Back in 2010 the OBR signed off on Osborne's plans, that had been worked out using a fiscal multiplier of 0.5 (essentially an assumption that all government spending is 50% waste). Two years later they sneakily admitted that in order for Osborne's austerity experiment to be entirely responsible for the stagnating economy, the fiscal multiplier would have to be about 1.3. In the very same month the IMF announced that "in today’s environment of substantial economic slack, monetary policy constrained by the zero lower bound, and synchronized fiscal adjustment across numerous economies ... multipliers have actually been in the 0.9% - 1.7% range. The OBR's 1.3 figure happens to be slap bang in the middle of the IMF's revised fiscal multiplier range, meaning that if the IMF research is right, the OBR have admitted that Osborne single-handedly destroyed the economic recovery with his ideological austerity agenda, meaning that they made an unforgivable mistake in signing off on it.

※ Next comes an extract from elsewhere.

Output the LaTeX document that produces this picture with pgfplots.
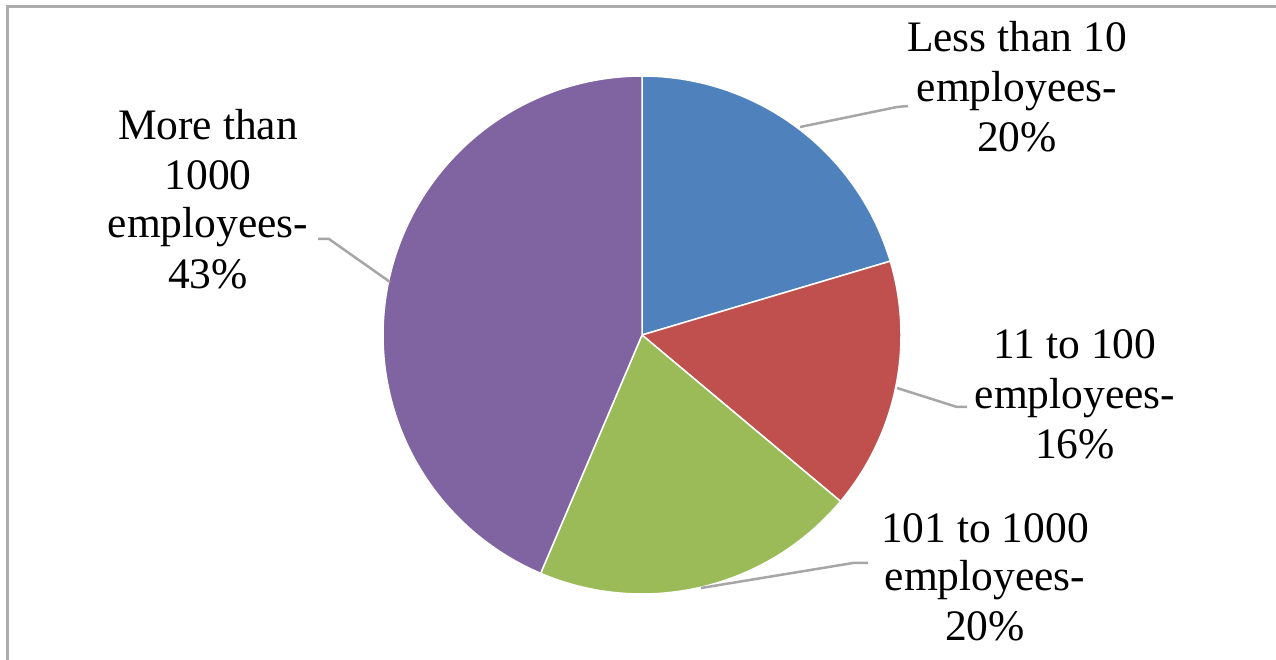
\documentclass[border=0pt]{standalone}
\usepackage{pgfplots}
\pgfplotsset{compat=1.18}
\usepackage{fontspec}
\setmainfont{Liberation Serif}
\definecolor{cblue}{HTML}{4F81BD}
\definecolor{cred}{HTML}{C0504D}
\definecolor{cgreen}{HTML}{9BBB59}
\definecolor{cpurple}{HTML}{8064A2}
\definecolor{clead}{HTML}{A6A6A6}
\definecolor{cframe}{HTML}{ADADAD}
% slice values (percent)
\def\vA{20.4}
\def\vB{15.7}
\def\vC{20.3}
\def\vD{43.6}
\begin{document}
\begin{tikzpicture}[
  lbl/.style={anchor=base,font=\fontsize{43.5bp}{50bp}\selectfont,inner sep=0pt},
  lead/.style={draw=clead,line width=2.5bp}]
\pgfmathsetmacro\aA{90}
\pgfmathsetmacro\aB{\aA-3.6*\vA}
\pgfmathsetmacro\aC{\aB-3.6*\vB}
\pgfmathsetmacro\aD{\aC-3.6*\vC}
\pgfmathsetmacro\aE{\aD-3.6*\vD}
\begin{axis}[width=1276bp,height=660bp,scale only axis,
  xmin=0,xmax=1276,ymin=0,ymax=660,hide axis,clip=false]
\addplot[fill=cblue,draw=white,line width=1.5bp,domain=\aB:\aA,samples=90] ({642+259*cos(x)},{325+259*sin(x)}) -- (axis cs:642,325) -- cycle;
\addplot[fill=cred,draw=white,line width=1.5bp,domain=\aC:\aB,samples=90] ({642+259*cos(x)},{325+259*sin(x)}) -- (axis cs:642,325) -- cycle;
\addplot[fill=cgreen,draw=white,line width=1.5bp,domain=\aD:\aC,samples=90] ({642+259*cos(x)},{325+259*sin(x)}) -- (axis cs:642,325) -- cycle;
\addplot[fill=cpurple,draw=white,line width=1.5bp,domain=\aE:\aD,samples=150] ({642+259*cos(x)},{325+259*sin(x)}) -- (axis cs:642,325) -- cycle;
% leader lines
\draw[lead] (axis cs:800,533) -- (axis cs:897,553) -- (axis cs:908,554);
\draw[lead] (axis cs:897,272) -- (axis cs:957,253) -- (axis cs:967,253);
\draw[lead] (axis cs:701,72) -- (axis cs:853,97) -- (axis cs:868,97);
\draw[lead] (axis cs:390,378) -- (axis cs:329,421) -- (axis cs:318,421);
% labels
\node[lbl] at (axis cs:1017,608) {Less than 10};
\node[lbl] at (axis cs:1017,558) {employees-};
\node[lbl] at (axis cs:1017,508) {20\%};
\node[lbl] at (axis cs:1075,302) {11 to 100};
\node[lbl] at (axis cs:1075,252) {employees-};
\node[lbl] at (axis cs:1075,202) {16\%};
\node[lbl] at (axis cs:985,118) {101 to 1000};
\node[lbl] at (axis cs:985,70) {employees-};
\node[lbl] at (axis cs:985,20) {20\%};
\node[lbl] at (axis cs:208,520) {More than};
\node[lbl] at (axis cs:208,470) {1000};
\node[lbl] at (axis cs:208,422) {employees-};
\node[lbl] at (axis cs:208,372) {43\%};
% frame
\draw[cframe,line width=2.5bp] (axis cs:7.5,0) -- (axis cs:7.5,653.5) -- (axis cs:1276,653.5);
\end{axis}
\pgfresetboundingbox
\path (0,0) rectangle (1276bp,660bp);
\end{tikzpicture}
\end{document}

That the OBR signed off on, and gave a false veneer of legitimacy to George Osborne's reckless ideological austerity experiment suggests that they are one of the last organisations Ed Balls should be turning to for approval. This organisation has a track record of giving approval to hopelessly botched economic strategies, and producing wildly inaccurate economic forecasts, so what the hell does Ed Balls even have to gain by asking them to approve his plans? If the OBR charter is changed, giving them the powers to audit opposition economic forecasts, there are two possible outcomes.
1. The OBR approve Ed Balls plans, which would mean absolutely nothing, given that they also approved George Osborne's catastrophic ideological austerity experiment. All it would do is demonstrate that Ed Balls' plans are riddled with orthodox neoliberal pseudo-economic gibberish.
2. The OBR don't approve Ed Balls plans (quite likely given that every last one of them owes their job to George Osborne), which would give the Tory party an enormous stick to thrash Labour with until the next election.In my view, the only thing that Ed Balls is demonstrating with this ploy to have his economic plans vetted by George Osborne's Office for Budget Recklessness, is that he really doesn't have a clue what he's doing.